Eastern Beaver tools

lakeview

XS650 Guru
Top Contributor
XS650.com Supporter
XS650.com Supporter
Messages
1,969
Reaction score
5,797
Points
513
Location
S-W Ontario
So I have a couple spare post '80 solid state reg rec's in my parts bin, and this '79 Special points model brat chop sitting in my basement needing wires and a whole lot of other stuff. It is a rescue from someone who lost interest and although I am usually more partial to the stock bikes, this came to me already welded up so I can expand my horizons without guilt.
I have read and printed out the instructions to add a late reg rec to a points bike, but looking at my crimping tool, I saw it was no good for the connectors I have to make. I could make do with bullet connectors, but want to learn about better ways of doing things as I have a whole harness to make. (I will resolve on New Years to become more familiar with a multi meter, also not to post a whine saying I hate wiring..)
Local stores did not carry the crimping tool that works on non insulated terminals, so I remembered I had dealt with Eastern Beaver a few years ago for a fuse panel for a V-Strom's driving lights and went to their site. Ordered a proper crimper and a couple little picks to disassemble the connectors already made which arrived today. Practicing on making a couple alligator clip jumper cables, the tool works as advertised.
Pricey, but this is work one cannot do with needle nose pliers, no matter how steady your hands are!
So here is the question my research cannot find an answer to. This chop will have a minimal harness for kick only. I will leave the starter on with the cable so I can use it to crank the bike for the initial starts and tuning and use an external battery for temp power to the starter.
The installed battery will be small, but in Ontario, a vehicle has to have daytime running lights. None of the kick only diagrams seem to have any provision for a running light that goes on automatically once the motor is running. Do I stick with the stock safety relay, or is there a better way or smaller relay? My shade tree solution is to get a couple of small LED lights to mount on the lower triple that would go on with the key and the headlight would turn on with a bar switch. The small LED's would take hardly any current, but it's a bit of a hokey set up just to comply with legislation. Any solutions out there that have been accepted by an Ontario mechanic who is not related to you?
 

Attachments

  • SAM_4979.JPG
    SAM_4979.JPG
    305.3 KB · Views: 272
  • SAM_4982.JPG
    SAM_4982.JPG
    307.9 KB · Views: 274
  • SAM_4881.JPG
    SAM_4881.JPG
    270.2 KB · Views: 285
  • SAM_4975-001.JPG
    SAM_4975-001.JPG
    335.5 KB · Views: 275
You should be able to find a very small 12v battery to hide somewhere on the bike - that will satisfy the safety folks and keep your lights going. I replaced my regulator and rectifier (which was a corroded mess) with a solid state regulator-rectifier combo unit on my '76 and it works great! It really has nothing to do with the points ignition (which was retained). I mounted the unit in the little triangular part of the frame immediately behind the transmission down under the battery box. I made a simple little bracket out of a hose clamp painted black and some black zip ties. The whole thing is invisible, reliable and has functioned perfectly all summer.

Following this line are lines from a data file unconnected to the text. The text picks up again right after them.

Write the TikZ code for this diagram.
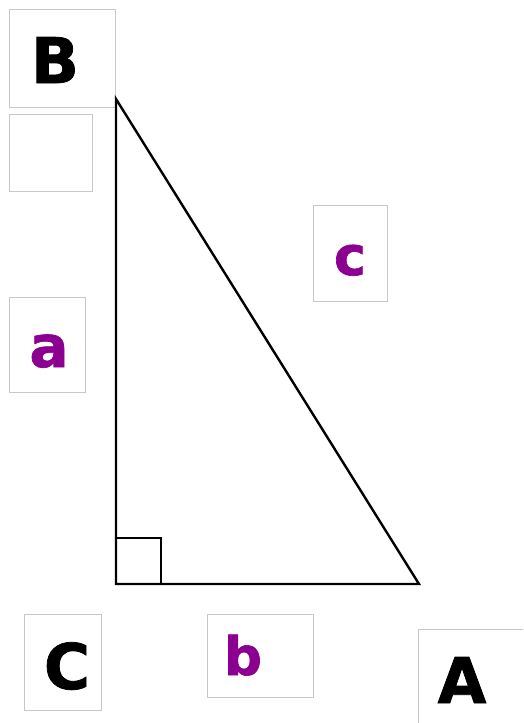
\documentclass[tikz,border=0pt]{standalone}
\usepackage{fontspec}
\setmainfont{DejaVu Sans}[BoldFeatures={FakeBold=1.2}]
\definecolor{lblpurple}{RGB}{140,0,145}
\definecolor{boxgray}{RGB}{200,200,200}
\begin{document}
\begin{tikzpicture}[x=1pt,y=-1pt,
  lbox/.style={draw=boxgray,line width=0.9pt,fill=white,inner sep=0pt,outer sep=0pt,anchor=north west},
  vtx/.style={font=\fontsize{63}{63}\selectfont\bfseries,text=black,anchor=base,inner sep=0pt},
  side/.style={text=lblpurple,anchor=base,inner sep=0pt},
  edge/.style={line width=2.4pt,line join=miter}]
\useasboundingbox (0,0) rectangle (523,723);
% boxes
\node[lbox,minimum width=106pt,minimum height=98pt] (boxB) at (9,9) {};
\node[lbox,minimum width=83pt,minimum height=77pt] (boxE) at (9,114) {};
\node[lbox,minimum width=74pt,minimum height=96pt] (boxc) at (313,205) {};
\node[lbox,minimum width=76pt,minimum height=95pt] (boxa) at (9,297) {};
\node[lbox,minimum width=77pt,minimum height=96pt] (boxC) at (24,614) {};
\node[lbox,minimum width=106pt,minimum height=83pt] (boxb) at (207,614) {};
\draw[draw=boxgray,line width=0.9pt] (418,723) -- (418,629) -- (523,629);
% triangle
\coordinate (vB) at (116,99);
\coordinate (vC) at (116,584);
\coordinate (vA) at (419,584);
\draw[edge] (vB) -- (vC) -- (vA) -- cycle;
\draw[edge] (vC) ++(0,-46) -| ++(45,46);
% labels
\node[vtx] (B) at (55,83) {B};
\node[vtx] (C) at (67,689) {C};
\node[vtx] (A) at (462,703) {A};
\node[side,font=\fontsize{54}{54}\selectfont\bfseries] (c) at (350,275) {c};
\node[side,font=\fontsize{58}{58}\selectfont\bfseries] (a) at (49,367) {a};
\node[side,font=\fontsize{53}{53}\selectfont\bfseries] (b) at (243,675) {b};
\end{tikzpicture}
\end{document}
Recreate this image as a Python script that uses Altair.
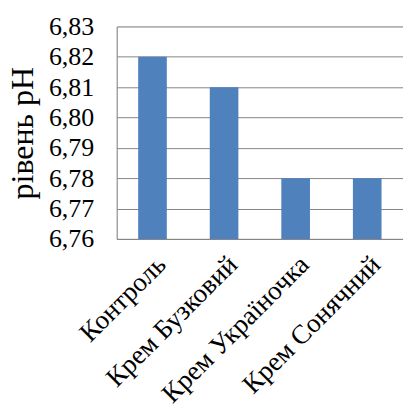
import altair as alt
import pandas as pd

categories = ["Контроль", "Крем Бузковий", "Крем Україночка", "Крем Сонячний"]
values = [6.82, 6.81, 6.78, 6.78]
y_ticks = [6.76, 6.77, 6.78, 6.79, 6.80, 6.81, 6.82, 6.83]

df = pd.DataFrame({"cat": categories, "val": values})

FONT = "Liberation Serif"

chart = alt.Chart(df).mark_bar(color="#4F81BD", clip=True).encode(
    x=alt.X("cat:N", sort=categories, title=None,
            scale=alt.Scale(paddingInner=0.6, paddingOuter=0.3),
            axis=alt.Axis(labelAngle=-45, labelFont=FONT, labelFontSize=27,
                          labelColor="black", ticks=False, domainColor="#868686",
                          labelPadding=12, labelLimit=400)),
    y=alt.Y("val:Q", title="рівень pH",
            scale=alt.Scale(domain=[6.76, 6.83], zero=False, nice=False),
            axis=alt.Axis(values=y_ticks, format=".2f",
                          labelExpr="replace(datum.label, '.', ',')",
                          labelFont=FONT, labelFontSize=26, labelColor="black",
                          labelPadding=23, ticks=False, domainColor="#868686",
                          gridColor="#868686", gridWidth=1,
                          titleFont=FONT, titleFontSize=32, titleFontWeight="normal",
                          titleColor="black", titleX=-94, titleBaseline="middle",
                          titleAngle=-90)),
).properties(
    width=287, height=213,
    autosize=alt.AutoSizeParams(type="none"),
    padding={"left": 117, "top": 26, "right": 0, "bottom": 171},
).configure_view(stroke=None).configure_axis(
    labelFont=FONT, titleFont=FONT
).configure(font=FONT)

chart.save("out.html", embed_options={"renderer": "svg", "actions": False})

I guess what I am saying is: I'd retain the whole system, use a smaller battery and sub-in one of those combo units (they're easy to wire-up) and run with that. As long as you don't expect to use the electric starter with the small battery, I think you'll be fine.

Pete
 
There are a few diagrams in the tech section that show how to run lights with kick only. Just dont worry about the ignition parts, and the simplified '81 diagram should work fine. I used it with no problem.

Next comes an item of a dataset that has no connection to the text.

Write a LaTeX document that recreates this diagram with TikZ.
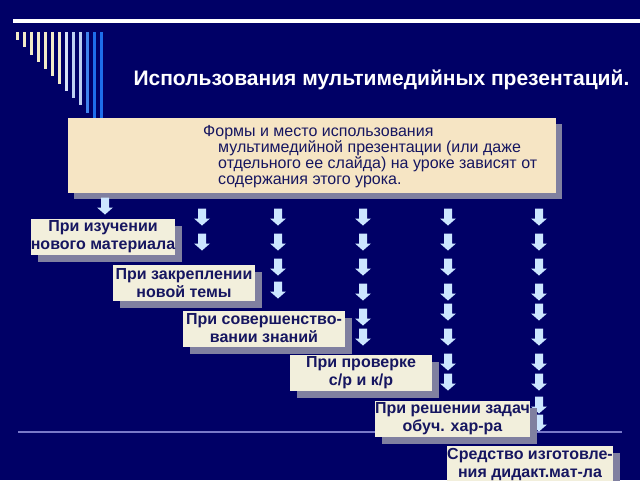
\documentclass[tikz,border=0pt]{standalone}
\usepackage{fontspec}
\setmainfont{Liberation Sans}
\usetikzlibrary{shadows}
\definecolor{navybg}{RGB}{0,0,102}
\definecolor{ink}{RGB}{22,22,96}
\definecolor{lblfill}{RGB}{242,239,220}
\definecolor{formfill}{RGB}{246,229,196}
\definecolor{shade}{RGB}{128,128,160}
\definecolor{arrfill}{RGB}{204,230,255}
\definecolor{rule}{RGB}{120,120,200}
\definecolor{barcream}{RGB}{242,235,200}
\definecolor{barpale}{RGB}{190,208,242}
\definecolor{barblue}{RGB}{30,110,235}

\begin{document}
\begin{tikzpicture}[x=1pt, y=-1pt,
  lbl/.style={fill=lblfill, text=ink, font=\fontsize{16}{18}\selectfont\bfseries,
    align=center, inner sep=0pt, minimum width=#1, minimum height=36pt,
    drop shadow={shadow xshift=7pt, shadow yshift=-7pt, fill=shade, opacity=1}},
  downarr/.pic={\fill[arrfill] (-4,-8.5) -- (4,-8.5) -- (4,1.5) -- (8,1.5) -- (0,8.5) -- (-8,1.5) -- (-4,1.5) -- cycle;}]
\useasboundingbox (0,0) rectangle (640,480);
\clip (0,0) rectangle (640,480);
\fill[navybg] (0,0) rectangle (640,480);
%\draw[white] (0,0) rectangle (640,480);
\draw[white, line width=4pt] (13,21) -- (640,21);
\foreach \i/\c in {0/barcream,1/barcream,2/barcream,3/barcream,4/barcream,5/barcream,6/barcream,
    7/barpale!60!white,8/barpale,9/barpale,10/barblue!85!white,11/barblue,12/barblue}
  \draw[\c, line width=2.7pt] (17.3+7.03*\i,32) -- (17.3+7.03*\i,{\i<11 ? 40+7.25*\i : 125});
\node[white, font=\fontsize{21}{24}\selectfont\bfseries, anchor=base west] (title) at (130,85)
  {Использования мультимедийных презентаций.};
\draw[rule, line width=1.5pt] (18,432) -- (622,432);

\node[fill=formfill, minimum width=488pt, minimum height=75pt, inner sep=0pt,
  drop shadow={shadow xshift=6pt, shadow yshift=-6pt, fill=shade, opacity=1}] (formbox) at (312,155.5) {};
\node[text=ink, font=\fontsize{16}{16}\selectfont, align=left, anchor=north west, inner sep=0pt] (formtext) at (203,125)
  {Формы и место использования\\
   \hspace*{15pt}мультимедийной презентации (или даже\\
   \hspace*{15pt}отдельного ее слайда) на уроке зависят от\\
   \hspace*{15pt}содержания этого урока.};

\pic at (105,206) {downarr};
\foreach \x/\ys in {202/{217,242}, 278/{217,242,267,290}, 363/{217,242,267,292,317,337},
    448/{217,242,267,292,312,337,362,382}, 539/{217,242,267,292,312,337,362,382,405,423}}
  \foreach \y in \ys
    \pic at (\x,\y) {downarr};

\node[lbl=142pt] (study) at (103,237) {При изучении\\нового материала};
\node[lbl=142pt] (fix) at (184,283) {При закреплении\\новой темы};
\node[lbl=162pt] (improve) at (264,328.5) {При совершенство-\\вании знаний};
\node[lbl=142pt] (check) at (361,372.5) {При проверке\\с/р и к/р};
\node[lbl=155pt] (tasks) at (452.5,418.5) {При решении задач\\обуч. хар-ра};
\node[lbl=166pt] (tool) at (530,464) {Средство изготовле-\\ния дидакт.мат-ла};
\end{tikzpicture}
\end{document}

If you want to keep the safety relay to prevent starter gear damage, just leave it on. Once the bike starts the lights will come on. If its removed then your lights will come on as soon as the key is on, but can drain the little battery quick while trying to start, so you would need another switch to prevent this.

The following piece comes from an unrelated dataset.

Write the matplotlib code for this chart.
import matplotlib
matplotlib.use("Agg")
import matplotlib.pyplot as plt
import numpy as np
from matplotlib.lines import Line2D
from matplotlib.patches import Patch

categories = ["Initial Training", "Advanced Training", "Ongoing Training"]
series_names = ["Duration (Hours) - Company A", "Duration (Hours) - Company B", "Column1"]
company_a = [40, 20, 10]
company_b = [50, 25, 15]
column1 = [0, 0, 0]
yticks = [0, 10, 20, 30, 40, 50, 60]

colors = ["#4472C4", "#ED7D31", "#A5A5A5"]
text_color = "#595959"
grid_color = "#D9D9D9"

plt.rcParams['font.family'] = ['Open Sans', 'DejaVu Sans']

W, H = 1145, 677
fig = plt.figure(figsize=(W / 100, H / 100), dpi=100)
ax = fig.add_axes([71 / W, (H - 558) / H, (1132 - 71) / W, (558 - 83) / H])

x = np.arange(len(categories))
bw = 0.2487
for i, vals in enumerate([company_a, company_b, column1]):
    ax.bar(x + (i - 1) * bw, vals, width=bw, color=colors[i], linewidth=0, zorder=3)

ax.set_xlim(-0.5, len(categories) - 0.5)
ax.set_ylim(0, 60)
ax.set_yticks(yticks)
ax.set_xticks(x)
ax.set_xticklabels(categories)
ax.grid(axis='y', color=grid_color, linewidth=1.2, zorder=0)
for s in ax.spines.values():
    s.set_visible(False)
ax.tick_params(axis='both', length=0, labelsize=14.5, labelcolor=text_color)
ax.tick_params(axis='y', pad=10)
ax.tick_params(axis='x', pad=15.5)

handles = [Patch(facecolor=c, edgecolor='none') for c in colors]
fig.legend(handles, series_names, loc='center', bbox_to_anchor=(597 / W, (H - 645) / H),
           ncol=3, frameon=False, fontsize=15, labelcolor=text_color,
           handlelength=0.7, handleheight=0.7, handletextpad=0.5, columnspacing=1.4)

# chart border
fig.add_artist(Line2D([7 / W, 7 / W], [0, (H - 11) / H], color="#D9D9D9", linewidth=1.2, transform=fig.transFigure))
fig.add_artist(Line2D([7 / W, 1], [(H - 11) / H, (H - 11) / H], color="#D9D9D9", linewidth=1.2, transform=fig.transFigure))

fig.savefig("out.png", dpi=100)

Second one from the top is a basic set up and you can see the direct headlight wiring...

http://www.xs650.com/threads/some-wiring-diagrams.61/
 
Last edited:
Pete - all the wiring was stripped off this one when I bought it and given the small size of the headlight, I cannot use it as a junction box if I were to put on a stock harness.
LittleBill - The technical problem is to comply with Ontario daytime running lights law which requires a headlight or a light on the front to go on automatically when the motor starts. The stock safety relay will do that, but I am looking for less complex alternative.
 
Hi again: how about buying a small "project box" at Radio Shack (the Source I think it is now) and putting the the wiring in there? You could mount it in near where the horn is located.....

....just a thought.
 
Having the light come on when the key is turned on will pass fine and is the quick fix.
I was looking at the space behind the neck gusset to connect the bar switches into the rest of the harness, maybe make a "motherboard" of expanded metal there and use that to anchor the connections.